ハンズオフ機能は、高速道路や自動車専用道において、渋滞追従機能付のクルーズコントロール(ACC)と、車線維持支援システム(LKAS)が作動している際に、一定の条件を満たすと利用できる機能だ。ドライバーがハンドルから手を離した状態でも、システムが設定速度と車線を維持。自車より速度が低い前走車がいた場合に、自動で車線を変更し追い越す機能も持つ。
そして、このシステムの一番の特徴と言えるのが、トラフィックジャムパイロットだ。ハンズオフ機能付きのACC・LKASにより走行中に渋滞に遭遇した際に、ドライバーに代わってシステムが運転を引き継ぐ。この間はシステムが主体となって運転操作するため、ドライバーはナビ画面の注視や映像視聴などが可能となる。渋滞から抜け出た後は、自動運転機能は終了。ドライバーに運転操作を引き継ぐことになる。
自動運転操作を終了する際には、ドライバーは一旦ハンドルを握る必要がある。システムは自動運転を終了することを、メーターパネルやハンドル、ナビ画面上部の表示灯にて通知。反応が無い場合にはシートベルトを引っ張るなどして、ドライバーに操作を要求する。

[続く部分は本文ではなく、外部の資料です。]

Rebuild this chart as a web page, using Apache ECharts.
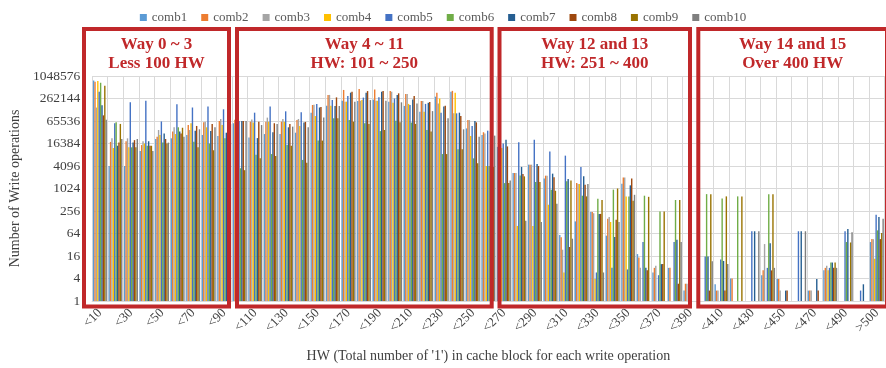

それでもなおドライバーが操作を引き継がない場合、システムはドライバーに異常が発生したと判断。緊急時停車支援機能が作動する。周囲にハザードとホーンで注意喚起を発しつつ、左車線へ車両を寄せて減速、停車。自動的にコールセンターへと接続する。
なお、通常時のACC・LKAS機能と、渋滞時のトラフィックジャムパイロットは、ともに手放しでの運転を実現する機能だが、前者は自動運転レベル3としての機能に含まれない。そのため、このハンズオフ機能が作動している場合でも、前者の状況下ではナビ画面の注視やスマートフォンの操作といった行為は違反となる。
このシステムの開発に携わった、本田技術研究所 先進技術研究所 エグゼクティブチーフエンジニアの杉本洋一氏は、「レベル2と3の間には、乗り越える必要がある大変大きな壁がある」と説明する。
国土交通省では、レベル3以上の自動運転車両が満たすべき安全性について、「合理的に予見される防止可能な人身事故が生じない」こと、つまり自動運転車が自ら事故を引き起こさないことを求めている。杉本氏はこれを「自動運転を実現するための最大のチャレンジ」とする。
これを実現するため、新型レジェンドでは、車両周辺を監視するためのセンサーとして、ミリ波レーダーやLiDAR、カメラと3種類を搭載。冗長性を高めている。また、センサーによる周囲状況や、高精度地図、全球測位衛星システム(GNSS)による位置情報、ドライバー状態などを総合的に判断し、車両を制御する自動運転システム構成とすることで、安全性を高めている。
杉本氏は、今回のレジェンドは技術進化の象徴であるとし、今後はこの技術と知見を運転支援システムの領域へ活用することで、運転支援技術のさらなる普及拡大と技術向上を目指すと語った。
一方、自動運転機能については、最初はコストがかさみ搭載車種が限られてしまうと説明。しかし杉本氏は、衝突軽減ブレーキの同社初採用から広い普及まで約15年掛かったことを例に挙げ、レベル3の自動運転技術は将来必ず必要となるもので、普及するにつれコストは下がっていくだろうと述べた。
なお、自動運転技術の普及具合に関する質問に対しては、10年か20年後には普通の自動車へも搭載されてほしいと個人的な考えを語った杉本氏だが、「社会がどう受け入れるか、一人一人のお客様がどう受け入れるかを見ながら、今後の事業展開を検討していきたい」と、詳細な年度目標については明言を避けた。